For effective extension, the requisites are:

(a) a clear extension message which is responsive to individual farmer needs and constraints;

(b) improving contacts with low resource farming households, since contacts are maintained with about 40% of better-off households;

(c) need for training of extension staff and providing them with appropriate technical messages; and

(d) availability of attractive input/product price ratio through allowing smallholders to grow burley tobacco on customary lands, improved delivery mechanism, marketing and pricing.

For household food security, rural households apply a number of survival strategies and policies and projects should be designed to augment the returns from their alternative activities.

Lessons learned

The effects which macro-economic policies are likely to have on project sub-components should be thoroughly investigated. The Malawi's land tenure, marketing and price policies as well as its general support to the estate sector have adversely affected smallholder crop production.

The need for a more dynamic, competitive and promotion-oriented marketing system and a farmer-centered approach to development.
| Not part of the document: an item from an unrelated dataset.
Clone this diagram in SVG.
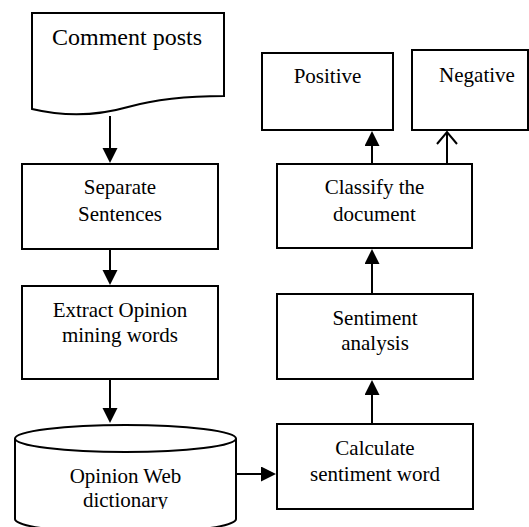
<svg xmlns="http://www.w3.org/2000/svg" width="529" height="527" viewBox="0 0 529 527">
<style>
.box{fill:#fff;stroke:#000;stroke-width:2}
.t{font-size:21px;fill:#000;text-anchor:middle}
.c{stroke:#000;stroke-width:2;fill:none}
</style>
<defs>
<marker id="af" markerUnits="userSpaceOnUse" markerWidth="16" markerHeight="16" refX="12" refY="7.5" orient="auto">
<path d="M0,0 L15,7.5 L0,15 z" fill="#000"/>
</marker>
<marker id="ao" markerUnits="userSpaceOnUse" markerWidth="18" markerHeight="24" refX="13" refY="11" orient="auto">
<path d="M1,1 L13,11 L1,21" fill="none" stroke="#000" stroke-width="2"/>
</marker>
<clipPath id="clipDict"><rect x="0" y="0" width="529" height="509"/></clipPath>
</defs>
<rect width="529" height="527" fill="#fff"/>
<g id="comment-posts">
<path class="box" d="M32,13 H224 V96 C190,96 160,98 128,107 C100,115 70,118 32,109 Z"/>
<text class="t" font-family="'Liberation Serif', 'DejaVu Serif', 'Times New Roman', Times, serif" x="127" y="45" style="font-size:24px">Comment posts</text>
</g>
<g id="separate-sentences">
<rect class="box" x="22" y="164" width="196" height="85"/>
<text class="t" font-family="'Liberation Serif', 'DejaVu Serif', 'Times New Roman', Times, serif" x="120" y="194">Separate</text>
<text class="t" font-family="'Liberation Serif', 'DejaVu Serif', 'Times New Roman', Times, serif" x="120" y="221">Sentences</text>
</g>
<g id="extract-opinion">
<rect class="box" x="22" y="286" width="196" height="93"/>
<text class="t" font-family="'Liberation Serif', 'DejaVu Serif', 'Times New Roman', Times, serif" x="120" y="317">Extract Opinion</text>
<text class="t" font-family="'Liberation Serif', 'DejaVu Serif', 'Times New Roman', Times, serif" x="120" y="342">mining words</text>
</g>
<g id="opinion-web-dictionary">
<path class="box" d="M15,438.5 V519 A110.5,14 0 0 0 236,519 V438.5"/>
<ellipse class="box" cx="125.5" cy="438.5" rx="110.5" ry="13.5"/>
<g clip-path="url(#clipDict)">
<text class="t" font-family="'Liberation Serif', 'DejaVu Serif', 'Times New Roman', Times, serif" x="125.5" y="483">Opinion Web</text>
<text class="t" font-family="'Liberation Serif', 'DejaVu Serif', 'Times New Roman', Times, serif" x="125.5" y="507">dictionary</text>
</g>
</g>
<g id="calculate-sentiment-word">
<rect class="box" x="277" y="424" width="196" height="85"/>
<text class="t" font-family="'Liberation Serif', 'DejaVu Serif', 'Times New Roman', Times, serif" x="375" y="455">Calculate</text>
<text class="t" font-family="'Liberation Serif', 'DejaVu Serif', 'Times New Roman', Times, serif" x="375" y="481">sentiment word</text>
</g>
<g id="sentiment-analysis">
<rect class="box" x="277" y="294" width="196" height="85"/>
<text class="t" font-family="'Liberation Serif', 'DejaVu Serif', 'Times New Roman', Times, serif" x="375" y="325">Sentiment</text>
<text class="t" font-family="'Liberation Serif', 'DejaVu Serif', 'Times New Roman', Times, serif" x="375" y="350">analysis</text>
</g>
<g id="classify-document">
<rect class="box" x="277" y="164" width="195" height="84"/>
<text class="t" font-family="'Liberation Serif', 'DejaVu Serif', 'Times New Roman', Times, serif" x="374.5" y="194">Classify the</text>
<text class="t" font-family="'Liberation Serif', 'DejaVu Serif', 'Times New Roman', Times, serif" x="374.5" y="221">document</text>
</g>
<g id="positive">
<rect class="box" x="262" y="53" width="131" height="77"/>
<text class="t" font-family="'Liberation Serif', 'DejaVu Serif', 'Times New Roman', Times, serif" x="327.5" y="83">Positive</text>
</g>
<g id="negative">
<rect class="box" x="412" y="50" width="116" height="80"/>
<text class="t" font-family="'Liberation Serif', 'DejaVu Serif', 'Times New Roman', Times, serif" x="477" y="82">Negative</text>
</g>
<g id="connectors">
<line class="c" x1="110" y1="116" x2="110" y2="160" marker-end="url(#af)"/>
<line class="c" x1="110" y1="249" x2="110" y2="282" marker-end="url(#af)"/>
<line class="c" x1="110" y1="379" x2="110" y2="420" marker-end="url(#af)"/>
<line class="c" x1="236" y1="474" x2="273" y2="474" marker-end="url(#af)"/>
<line class="c" x1="372" y1="424" x2="372" y2="383" marker-end="url(#af)"/>
<line class="c" x1="372" y1="294" x2="372" y2="252" marker-end="url(#af)"/>
<line class="c" x1="372" y1="164" x2="372" y2="134" marker-end="url(#af)"/>
<line class="c" x1="447" y1="164" x2="447" y2="132" marker-end="url(#ao)"/>
</g>
</svg>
A sustainable rural financial system which starts with savings mobilization, is demand led, and seeks to promote and develop a viable rural banking system. The recent Credit Default Study indicates that once credit became supply led farmers clubs expanded too rapidly and lost their cohesion. The lesson learned is that group credit through clubs may have its limits and alternative avenues and institutions through which to target farmers with credit should be investigated in the future. Major project components, such as credit, should not be implemented without a tracer study of those targeted.

The active participation of the beneficiaries in the design and implementation of the project is essential. There is much more scope for encouraging active participation of beneficiaries in all project activities.